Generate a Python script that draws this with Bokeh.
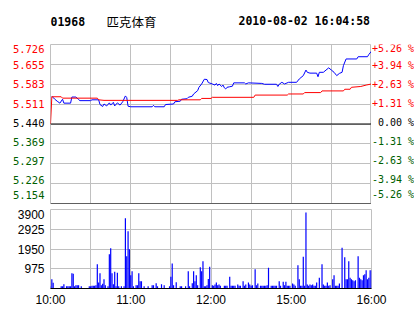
from bokeh.plotting import figure
from bokeh.layouts import column, row
from bokeh.models import Range1d, FixedTicker, Span, Grid, ColumnDataSource
from bokeh.core.properties import value
from bokeh.embed import file_html
from bokeh.resources import INLINE

code = "01968"
name = "匹克体育"
stamp = "2010-08-02 16:04:58"
prev_close = 5.440
price_ticks = [5.154, 5.226, 5.297, 5.369, 5.440, 5.511, 5.583, 5.655, 5.726]
price_labels = ["5.154", "5.226", "5.297", "5.369", "5.440", "5.511", "5.583", "5.655", "5.726"]
pct_labels = ["-5.26 %", "-3.94 %", "-2.63 %", "-1.31 %", "0.00 %", "+1.31 %", "+2.63 %", "+3.94 %", "+5.26 %"]
vol_ticks = [975, 1950, 2925, 3900]
time_ticks = [0, 60, 120, 180, 240]
time_labels = ["10:00", "11:00", "12:00", "15:00", "16:00"]
grid_minutes = [30, 60, 90, 120, 150, 180, 210]

# price line (minutes since open, price)
price_min = [1, 3, 5, 7, 9, 10, 15, 16, 19, 21, 22, 30, 31, 36, 37, 39, 40, 42, 44, 45,
             47, 48, 50, 52, 54, 56, 57, 58, 60, 76, 77, 78, 85, 86, 92, 93, 97, 98, 102, 103,
             106, 107, 110, 111, 113, 115, 117, 118, 121, 123, 124, 125, 126, 128, 129, 130, 131, 132, 134, 136,
             137, 145, 146, 148, 158, 160, 169, 170, 171, 173, 175, 178, 184, 186, 189, 191, 192, 194, 199, 200,
             201, 204, 206, 208, 210, 212, 214, 216, 218, 219, 221, 229, 230, 237, 238, 240]
price_val = [5.540, 5.530, 5.522, 5.515, 5.529, 5.515, 5.515, 5.537, 5.537, 5.528, 5.524, 5.524, 5.527, 5.527, 5.510, 5.503, 5.512, 5.505, 5.516, 5.508,
             5.518, 5.505, 5.516, 5.508, 5.520, 5.541, 5.535, 5.504, 5.502, 5.502, 5.507, 5.502, 5.502, 5.510, 5.512, 5.520, 5.522, 5.529, 5.531, 5.536,
             5.540, 5.548, 5.560, 5.572, 5.584, 5.601, 5.600, 5.589, 5.584, 5.580, 5.586, 5.578, 5.584, 5.575, 5.580, 5.570, 5.566, 5.572, 5.574, 5.576,
             5.588, 5.588, 5.584, 5.588, 5.586, 5.583, 5.583, 5.575, 5.583, 5.590, 5.584, 5.590, 5.590, 5.602, 5.614, 5.634, 5.626, 5.623, 5.623, 5.610,
             5.626, 5.626, 5.634, 5.642, 5.634, 5.626, 5.614, 5.622, 5.626, 5.650, 5.674, 5.674, 5.682, 5.682, 5.690, 5.702]

# average price line
avg_min = [0, 1, 8, 9, 35, 36, 40, 95, 96, 112, 113, 120, 121, 152, 153, 177, 178, 189, 190, 202,
           203, 219, 220, 224, 225, 232, 236, 240]
avg_val = [5.440, 5.538, 5.538, 5.533, 5.533, 5.527, 5.525, 5.525, 5.527, 5.527, 5.532, 5.532, 5.536, 5.536, 5.544, 5.544, 5.548, 5.548, 5.553, 5.553,
           5.559, 5.559, 5.565, 5.565, 5.572, 5.575, 5.580, 5.584]

# volume per minute
vol_min = [0, 1, 2, 8, 9, 10, 12, 13, 14, 15, 16, 17, 18, 19, 20, 21, 23, 29, 30, 31,
           32, 33, 34, 35, 36, 37, 38, 39, 40, 41, 43, 44, 45, 46, 47, 48, 49, 50, 51, 53,
           55, 56, 57, 58, 59, 60, 61, 62, 64, 65, 66, 67, 68, 70, 73, 76, 77, 79, 80, 83,
           85, 89, 90, 91, 92, 94, 97, 98, 101, 103, 104, 106, 107, 108, 109, 110, 112, 113, 114, 115,
           116, 117, 118, 119, 121, 122, 123, 124, 125, 126, 127, 130, 131, 132, 134, 135, 136, 137, 138, 140,
           141, 142, 144, 145, 146, 148, 149, 150, 151, 153, 154, 155, 157, 158, 159, 160, 161, 162, 163, 165,
           166, 167, 168, 169, 171, 172, 174, 175, 176, 177, 178, 179, 181, 182, 183, 185, 186, 187, 188, 189,
           190, 191, 192, 193, 194, 195, 196, 197, 198, 199, 201, 203, 204, 205, 206, 207, 208, 209, 211, 212,
           213, 214, 215, 216, 218, 220, 221, 222, 223, 224, 225, 226, 227, 228, 230, 231, 232, 233, 234, 235,
           236, 237, 238, 239, 240]
vol_val = [115, 460, 280, 115, 115, 214, 115, 115, 115, 115, 757, 724, 115, 165, 165, 165, 115, 115, 115, 140,
           140, 140, 165, 1200, 296, 757, 165, 230, 460, 165, 115, 1695, 1990, 757, 214, 823, 115, 774, 115, 115,
           115, 3473, 1597, 2831, 1942, 658, 856, 115, 165, 165, 757, 362, 362, 115, 115, 165, 165, 263, 115, 214,
           165, 115, 576, 1234, 165, 313, 115, 115, 115, 856, 115, 263, 856, 362, 658, 165, 1053, 856, 1350, 115,
           115, 165, 470, 1070, 165, 130, 200, 296, 165, 200, 130, 130, 130, 130, 576, 130, 130, 130, 130, 200,
           130, 130, 362, 130, 200, 296, 200, 130, 165, 955, 165, 247, 130, 130, 130, 130, 130, 165, 1020, 130,
           130, 130, 130, 130, 362, 130, 329, 165, 329, 130, 130, 130, 247, 200, 130, 1152, 461, 130, 130, 1564,
           130, 3753, 200, 130, 200, 165, 200, 130, 130, 296, 527, 1202, 200, 130, 130, 296, 130, 165, 461, 658,
           130, 130, 130, 247, 2008, 1547, 461, 461, 1350, 527, 461, 411, 362, 411, 1597, 527, 461, 411, 658, 708,
           905, 461, 527, 905, 905]

RED = "#ff0000"
GREEN = "#006000"
BLUE = "#0000ff"
GRID = "#c0c0c0"
MONO = "DejaVu Sans Mono"
SANS = "Liberation Sans"
CJK = "Noto Sans CJK SC"

LEFT_W, RIGHT_W, TOTAL_W = 50, 43, 414
MAIN_W = TOTAL_W - LEFT_W - RIGHT_W
HEAD_H, PRICE_H, GAP_H, VOL_FRAME_H, AXIS_H = 44, 159, 6, 79, 26

x_lo, x_hi = time_ticks[0], time_ticks[-1]
xr = Range1d(x_lo, x_hi)
yr_price = Range1d(price_ticks[0], price_ticks[-1])
# label columns: same scale as the price frame, extended down over the gap
per_px = (price_ticks[-1] - price_ticks[0]) / PRICE_H
yr_labels = Range1d(price_ticks[0] - GAP_H * per_px, price_ticks[-1])


def bare(width, height, x_range, y_range):
    f = figure(width=width, height=height, x_range=x_range, y_range=y_range,
               x_axis_type=None, y_axis_type=None, output_backend="svg",
               toolbar_location=None, min_border=0)
    f.outline_line_color = None
    return f


# ---------------- header ----------------
head = figure(width=TOTAL_W, height=HEAD_H, x_range=xr, y_range=Range1d(0, 1),
              x_axis_type=None, y_axis_type=None, output_backend="svg",
              toolbar_location=None, min_border_left=LEFT_W, min_border_right=RIGHT_W,
              min_border_top=0, min_border_bottom=0)
head.outline_line_color = None
head.text(x=[x_lo], y=[1], text=[code], text_align="left", text_baseline="alphabetic",
          y_offset=20.5, text_font=value(MONO), text_font_style="bold",
          text_font_size="11.5px", text_color="black")
head.text(x=[x_lo], y=[1], text=[name], text_align="left", text_baseline="alphabetic",
          x_offset=56, y_offset=20.5, text_font=value(CJK),
          text_font_size="12.5px", text_color="black")
head.text(x=[x_hi], y=[1], text=[stamp], text_align="right", text_baseline="alphabetic",
          x_offset=-1.5, y_offset=20.5, text_font=value(MONO), text_font_style="bold",
          text_font_size="11.5px", text_color="black")

# ---------------- price panel ----------------
p1 = figure(width=MAIN_W, height=PRICE_H + GAP_H, x_range=xr, y_range=yr_price,
            x_axis_type=None, y_axis_type=None, output_backend="svg",
            toolbar_location=None, min_border=0, min_border_bottom=GAP_H)
p1.outline_line_color = GRID
p1.add_layout(Grid(dimension=0, ticker=FixedTicker(ticks=grid_minutes), grid_line_color=GRID))
p1.add_layout(Grid(dimension=1, ticker=FixedTicker(ticks=price_ticks[1:-1]), grid_line_color=GRID))
p1.add_layout(Span(location=prev_close, dimension="width", line_color="black", line_width=1))
p1.add_layout(Span(location=price_ticks[0], dimension="width", line_color="black", line_width=1))
p1.line(price_min, price_val, line_color=BLUE, line_width=1)
p1.line(avg_min, avg_val, line_color=RED, line_width=1)

colors = [RED if v > prev_close else (GREEN if v < prev_close else "black") for v in price_ticks]
n = len(price_ticks)
dy = [(-3 if i == 0 else (4 if i == n - 1 else 1.5)) for i in range(n)]
dx_right = [6.5 if v == prev_close else 0.5 for v in price_ticks]

left_src = ColumnDataSource(dict(y=price_ticks, text=price_labels, color=colors, dy=dy))
right_src = ColumnDataSource(dict(y=price_ticks, text=pct_labels, color=colors, dy=dy, dx=dx_right))

pl = bare(LEFT_W, PRICE_H + GAP_H, Range1d(0, 1), yr_labels)
pl.text(x=1, y="y", text="text", source=left_src, text_color="color", y_offset="dy",
        x_offset=-6, text_align="right", text_baseline="middle",
        text_font=value(MONO), text_font_size="10.5px")

pr = bare(RIGHT_W, PRICE_H + GAP_H, Range1d(0, 1), yr_labels)
pr.text(x=0, y="y", text="text", source=right_src, text_color="color", y_offset="dy",
        x_offset="dx", text_align="left", text_baseline="middle",
        text_font=value(MONO), text_font_size="10px")

# ---------------- volume panel ----------------
p2 = figure(width=TOTAL_W, height=VOL_FRAME_H + AXIS_H, x_range=xr,
            y_range=Range1d(0, vol_ticks[-1]),
            output_backend="svg", toolbar_location=None,
            min_border_left=LEFT_W, min_border_right=RIGHT_W,
            min_border_top=0, min_border_bottom=AXIS_H)
p2.outline_line_color = GRID
p2.xaxis.ticker = FixedTicker(ticks=time_ticks)
p2.xaxis.major_label_overrides = {t: l for t, l in zip(time_ticks, time_labels)}
p2.xaxis.axis_line_color = "black"
p2.xaxis.major_tick_line_color = None
p2.xaxis.minor_tick_line_color = None
p2.xaxis.major_tick_out = 0
p2.xaxis.major_tick_in = 0
p2.xaxis.major_label_standoff = 4
p2.xaxis.major_label_text_font = SANS
p2.xaxis.major_label_text_font_size = "12px"
p2.xaxis.major_label_text_color = "black"
p2.xgrid.ticker = FixedTicker(ticks=grid_minutes)
p2.xgrid.grid_line_color = GRID

p2.yaxis.ticker = FixedTicker(ticks=vol_ticks)
p2.yaxis.axis_line_color = None
p2.yaxis.major_tick_line_color = None
p2.yaxis.minor_tick_line_color = None
p2.yaxis.major_tick_out = 0
p2.yaxis.major_tick_in = 0
p2.yaxis.major_label_standoff = 6
p2.yaxis.major_label_text_font = SANS
p2.yaxis.major_label_text_font_size = "12px"
p2.yaxis.major_label_text_color = "black"
p2.ygrid.ticker = FixedTicker(ticks=vol_ticks[:-1])
p2.ygrid.grid_line_color = GRID

p2.vbar(x=vol_min, top=vol_val, width=0.9, fill_color=BLUE, line_color=None)

layout = column(head, row(pl, p1, pr, spacing=0), p2, spacing=0)
open("out.html", "w").write(file_html(layout, INLINE))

→ Set problem: Without any pictures, reproduce the lines from the first one in the material through the line that has "grid_minutes = [30, 60, 90, 120, 150, 180, 210]", exactly as they appear.

→ Answer for the task:
Generate a Python script that draws this with Bokeh.
from bokeh.plotting import figure
from bokeh.layouts import column, row
from bokeh.models import Range1d, FixedTicker, Span, Grid, ColumnDataSource
from bokeh.core.properties import value
from bokeh.embed import file_html
from bokeh.resources import INLINE

code = "01968"
name = "匹克体育"
stamp = "2010-08-02 16:04:58"
prev_close = 5.440
price_ticks = [5.154, 5.226, 5.297, 5.369, 5.440, 5.511, 5.583, 5.655, 5.726]
price_labels = ["5.154", "5.226", "5.297", "5.369", "5.440", "5.511", "5.583", "5.655", "5.726"]
pct_labels = ["-5.26 %", "-3.94 %", "-2.63 %", "-1.31 %", "0.00 %", "+1.31 %", "+2.63 %", "+3.94 %", "+5.26 %"]
vol_ticks = [975, 1950, 2925, 3900]
time_ticks = [0, 60, 120, 180, 240]
time_labels = ["10:00", "11:00", "12:00", "15:00", "16:00"]
grid_minutes = [30, 60, 90, 120, 150, 180, 210]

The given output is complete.